Cornmeal Waltz off Guy Clark’s last album paints a familiar picture and took me back to a time all but gone from these parts. I remember barn dances and the pickup trucks parked from “ here to the road”. I can still see the steel tubs filled with ice for the “ beer so cold it might freeze”. I remember my folks, friends and neighbours gliding over the dance floor covered in cornmeal and peanut shells “ belt buckles bumping in time” to a Don Williams or Kris Kristofferson tune. That girl I kissed behind the barn is married now, haven’t seen her in years and I can still taste the blood on my tongue from fighting the fat kid that pushed my little sister around. I recall a much younger version of myself falling asleep underneath the steel table and being carried to the car by my dad after the party and smelling his after shave and beer breath. Good times. The real kind. 

Bruce Springsteen mentioned in his autobiography that people don’t come to shows to forget about their lives but rather to be reminded of something hidden or locked away in their deepest being. I get that. Perhaps that is why people still go to big concerts and live shows. Logistically difficult and costly as they might be. Or maybe that’s why some don’t go. They don’t want to be reminded that something beautiful and innocent were lost along the way and that it would most likely never return. What I don’t get is that some Afrikaners, my people, would flock to Afrikaans music festivals where people who, in my opinion have no business being on stage, sing songs of bubblegum nostalgia, hardwood fires and barn dances while auto tune and backtracks do their dismal job of keeping the feet stomping and the manicured beards full of beer foam and the out of shape bellies bulging with brandy. As a songwriter I make a living out of observing the human condition and from what I’ve seen the music that “ my people” listen to these days does not reflect reality for most. Financially and institutionally our country is in shambles, corruption systemic and violent crime has just become a way of life for most. Basic systems have crumbled under poor maintenance and incompetence and the working man gets crushed by relentless tax and fuel hikes while crime pays… big time. The really poor, well, they keep falling through the cracks. 

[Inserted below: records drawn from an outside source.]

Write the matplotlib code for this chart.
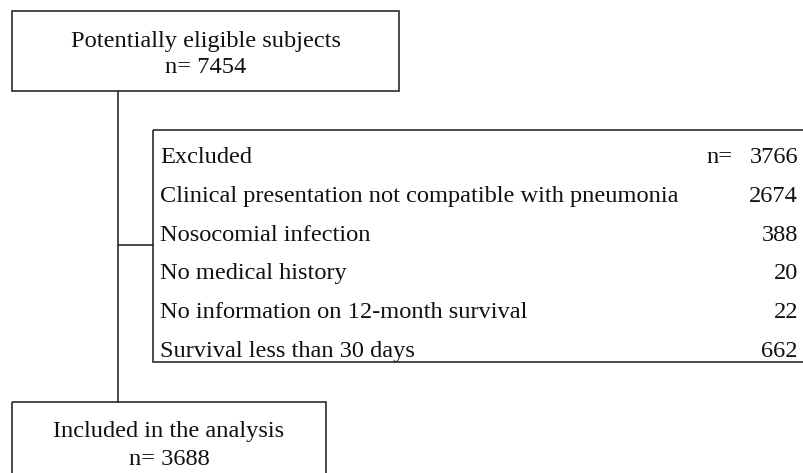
import matplotlib.pyplot as plt
from matplotlib.patches import Rectangle

TOP_LABEL = "Potentially eligible subjects"
TOP_N = 7454
BOTTOM_LABEL = "Included in the analysis"
BOTTOM_N = 3688
EXCLUDED_TOTAL = 3766
REASONS = [
    "Clinical presentation not compatible with pneumonia",
    "Nosocomial infection",
    "No medical history",
    "No information on 12-month survival",
    "Survival less than 30 days",
]
REASON_COUNTS = [2674, 388, 20, 22, 662]

FONT = "Liberation Serif"
FS = 17.6
LINE = "#2b2b2b"
LW = 1.2


def box(ax, x0, y0, x1, y1):
    ax.add_patch(Rectangle((x0, y0), x1 - x0, y1 - y0, fill=False,
                           edgecolor=LINE, linewidth=LW))


def label(ax, x, y, s, ha):
    ax.text(x, y, s, family=FONT, fontsize=FS, ha=ha, va="baseline",
            color="#111111")


def main():
    fig = plt.figure(figsize=(8.04, 4.73), dpi=100)
    ax = fig.add_axes([0, 0, 1, 1])
    ax.set_xlim(0, 804)
    ax.set_ylim(473, 0)
    ax.set_axis_off()

    # connectors
    ax.plot([118, 118], [91, 402], color=LINE, linewidth=LW)
    ax.plot([118, 153], [245, 245], color=LINE, linewidth=LW)

    # top box
    box(ax, 12, 11, 399, 91)
    label(ax, 206, 47, TOP_LABEL, "center")
    label(ax, 206, 73, f"n= {TOP_N}", "center")

    # excluded box (right edge runs off the image)
    box(ax, 153, 130, 815, 362)
    rows = ["Excluded"] + REASONS
    counts = [EXCLUDED_TOTAL] + REASON_COUNTS
    y0, dy = 163, 38.8
    for i, (lab, n) in enumerate(zip(rows, counts)):
        y = y0 + i * dy
        label(ax, 160, y, lab, "left")
        label(ax, 798, y, str(n), "right")
    label(ax, 733, y0, "n=", "right")

    # bottom box (bottom edge runs off the image)
    box(ax, 12, 402, 326, 490)
    label(ax, 169, 437, BOTTOM_LABEL, "center")
    label(ax, 169, 465, f"n= {BOTTOM_N}", "center")

    fig.savefig("out.png", dpi=100, facecolor="white")


if __name__ == "__main__":
    main()
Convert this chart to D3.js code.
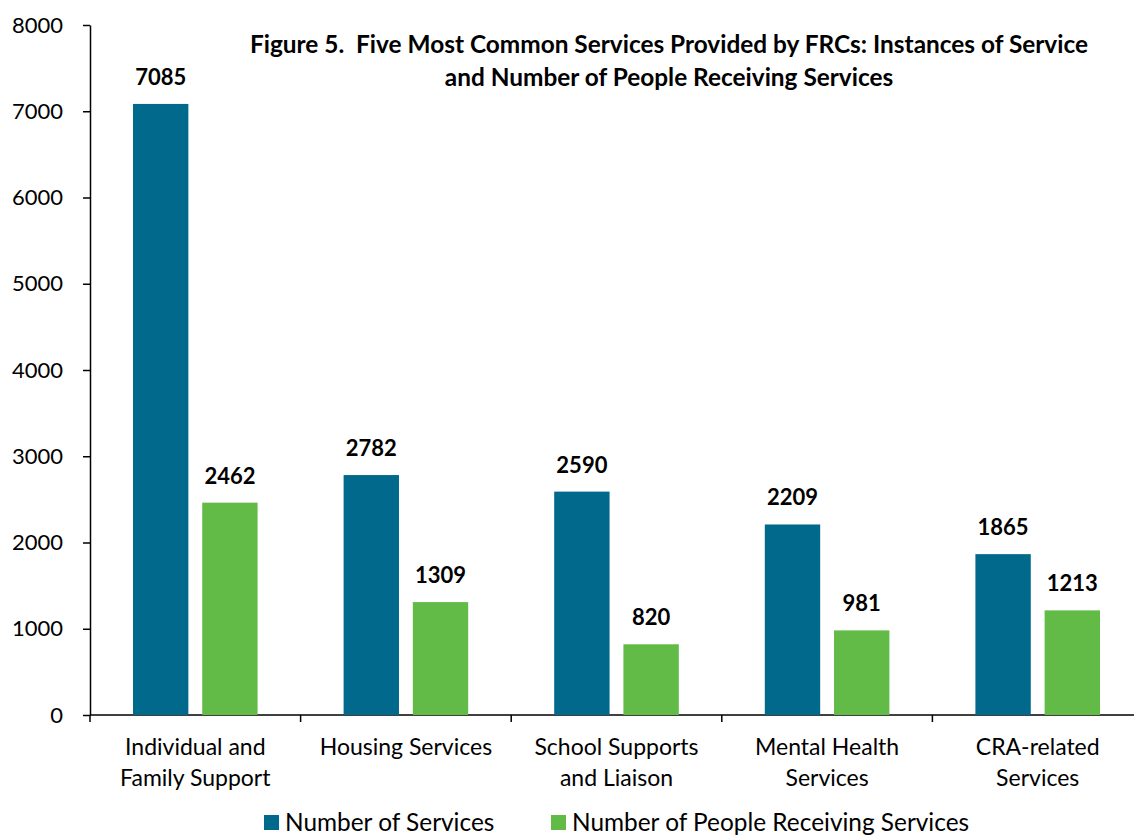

What gives me hope you might ask ? People like Valiant Swart and my friends Dirk Jordaan and Gerhard Jacobs to name a few. Songwriters and artists who know that the “ good old days “ some of our local artists are singing about were not  necessarily the good old days but also have the humility to acknowledge that things are not right…. and probably will never be for the person on the ground, struggling to make ends meet in their daily lives. 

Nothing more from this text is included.